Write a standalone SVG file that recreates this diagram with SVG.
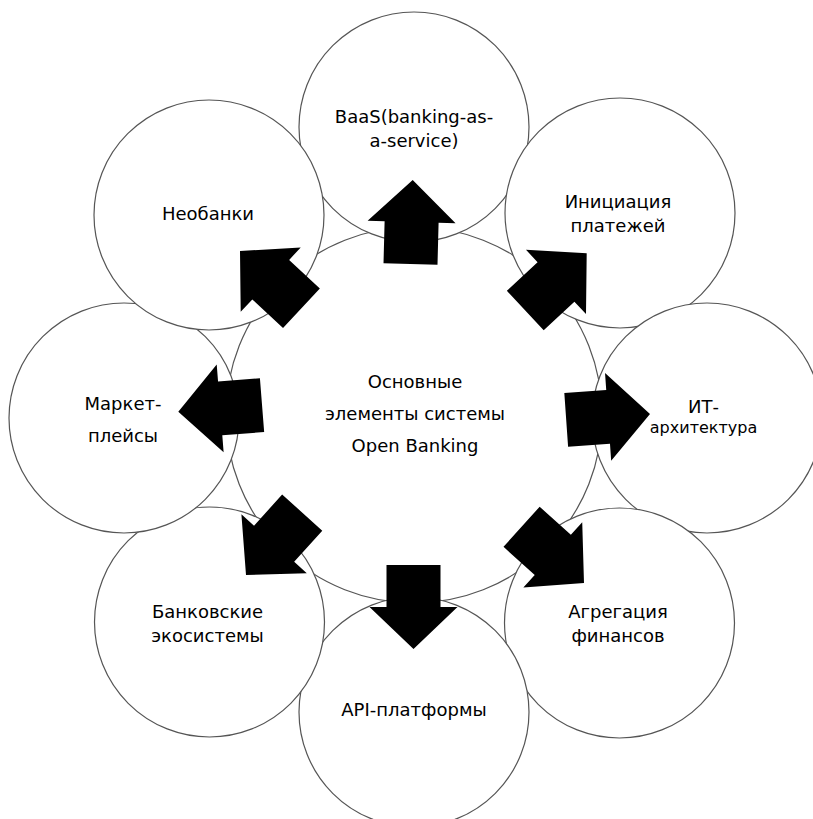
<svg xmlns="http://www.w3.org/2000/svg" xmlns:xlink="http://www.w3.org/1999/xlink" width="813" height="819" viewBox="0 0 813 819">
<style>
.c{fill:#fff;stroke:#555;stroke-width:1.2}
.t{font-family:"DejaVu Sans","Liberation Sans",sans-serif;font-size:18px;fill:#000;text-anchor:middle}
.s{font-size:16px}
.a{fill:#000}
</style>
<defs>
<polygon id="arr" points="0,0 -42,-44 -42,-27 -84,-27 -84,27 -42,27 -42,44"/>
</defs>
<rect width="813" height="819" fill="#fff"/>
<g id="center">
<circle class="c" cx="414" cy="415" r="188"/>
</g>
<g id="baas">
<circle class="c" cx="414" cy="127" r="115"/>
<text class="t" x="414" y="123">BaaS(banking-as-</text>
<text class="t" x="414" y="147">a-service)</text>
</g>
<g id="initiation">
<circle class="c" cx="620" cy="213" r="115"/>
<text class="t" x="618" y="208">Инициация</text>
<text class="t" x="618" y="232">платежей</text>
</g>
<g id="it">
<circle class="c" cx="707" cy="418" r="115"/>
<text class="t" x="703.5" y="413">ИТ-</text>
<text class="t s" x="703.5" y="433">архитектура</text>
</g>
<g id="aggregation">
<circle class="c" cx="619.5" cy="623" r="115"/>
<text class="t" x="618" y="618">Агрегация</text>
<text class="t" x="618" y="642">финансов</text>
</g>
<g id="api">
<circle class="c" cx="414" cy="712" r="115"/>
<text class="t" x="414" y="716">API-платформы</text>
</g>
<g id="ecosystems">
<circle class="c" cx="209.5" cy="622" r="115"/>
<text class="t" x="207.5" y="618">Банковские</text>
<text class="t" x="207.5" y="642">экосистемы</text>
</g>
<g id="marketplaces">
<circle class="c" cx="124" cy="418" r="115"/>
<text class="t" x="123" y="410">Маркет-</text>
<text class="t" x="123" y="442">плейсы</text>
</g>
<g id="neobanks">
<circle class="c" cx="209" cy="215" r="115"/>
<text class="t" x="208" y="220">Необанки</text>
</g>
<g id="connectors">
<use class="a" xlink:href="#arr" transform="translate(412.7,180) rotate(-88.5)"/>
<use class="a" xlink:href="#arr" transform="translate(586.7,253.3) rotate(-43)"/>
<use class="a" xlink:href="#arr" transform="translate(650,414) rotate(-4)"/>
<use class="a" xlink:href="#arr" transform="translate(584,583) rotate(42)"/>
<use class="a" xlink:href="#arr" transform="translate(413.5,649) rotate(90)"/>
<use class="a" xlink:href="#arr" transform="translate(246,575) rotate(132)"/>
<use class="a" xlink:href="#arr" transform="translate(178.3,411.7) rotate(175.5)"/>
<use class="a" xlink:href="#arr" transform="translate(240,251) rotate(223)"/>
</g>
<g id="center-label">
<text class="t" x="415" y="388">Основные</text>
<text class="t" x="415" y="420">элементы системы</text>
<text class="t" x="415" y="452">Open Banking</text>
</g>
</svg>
• • • • •
Without the pictures, retype the whole of the material above exactly.

Write a standalone SVG file that recreates this diagram with SVG.
<svg xmlns="http://www.w3.org/2000/svg" xmlns:xlink="http://www.w3.org/1999/xlink" width="813" height="819" viewBox="0 0 813 819">
<style>
.c{fill:#fff;stroke:#555;stroke-width:1.2}
.t{font-family:"DejaVu Sans","Liberation Sans",sans-serif;font-size:18px;fill:#000;text-anchor:middle}
.s{font-size:16px}
.a{fill:#000}
</style>
<defs>
<polygon id="arr" points="0,0 -42,-44 -42,-27 -84,-27 -84,27 -42,27 -42,44"/>
</defs>
<rect width="813" height="819" fill="#fff"/>
<g id="center">
<circle class="c" cx="414" cy="415" r="188"/>
</g>
<g id="baas">
<circle class="c" cx="414" cy="127" r="115"/>
<text class="t" x="414" y="123">BaaS(banking-as-</text>
<text class="t" x="414" y="147">a-service)</text>
</g>
<g id="initiation">
<circle class="c" cx="620" cy="213" r="115"/>
<text class="t" x="618" y="208">Инициация</text>
<text class="t" x="618" y="232">платежей</text>
</g>
<g id="it">
<circle class="c" cx="707" cy="418" r="115"/>
<text class="t" x="703.5" y="413">ИТ-</text>
<text class="t s" x="703.5" y="433">архитектура</text>
</g>
<g id="aggregation">
<circle class="c" cx="619.5" cy="623" r="115"/>
<text class="t" x="618" y="618">Агрегация</text>
<text class="t" x="618" y="642">финансов</text>
</g>
<g id="api">
<circle class="c" cx="414" cy="712" r="115"/>
<text class="t" x="414" y="716">API-платформы</text>
</g>
<g id="ecosystems">
<circle class="c" cx="209.5" cy="622" r="115"/>
<text class="t" x="207.5" y="618">Банковские</text>
<text class="t" x="207.5" y="642">экосистемы</text>
</g>
<g id="marketplaces">
<circle class="c" cx="124" cy="418" r="115"/>
<text class="t" x="123" y="410">Маркет-</text>
<text class="t" x="123" y="442">плейсы</text>
</g>
<g id="neobanks">
<circle class="c" cx="209" cy="215" r="115"/>
<text class="t" x="208" y="220">Необанки</text>
</g>
<g id="connectors">
<use class="a" xlink:href="#arr" transform="translate(412.7,180) rotate(-88.5)"/>
<use class="a" xlink:href="#arr" transform="translate(586.7,253.3) rotate(-43)"/>
<use class="a" xlink:href="#arr" transform="translate(650,414) rotate(-4)"/>
<use class="a" xlink:href="#arr" transform="translate(584,583) rotate(42)"/>
<use class="a" xlink:href="#arr" transform="translate(413.5,649) rotate(90)"/>
<use class="a" xlink:href="#arr" transform="translate(246,575) rotate(132)"/>
<use class="a" xlink:href="#arr" transform="translate(178.3,411.7) rotate(175.5)"/>
<use class="a" xlink:href="#arr" transform="translate(240,251) rotate(223)"/>
</g>
<g id="center-label">
<text class="t" x="415" y="388">Основные</text>
<text class="t" x="415" y="420">элементы системы</text>
<text class="t" x="415" y="452">Open Banking</text>
</g>
</svg>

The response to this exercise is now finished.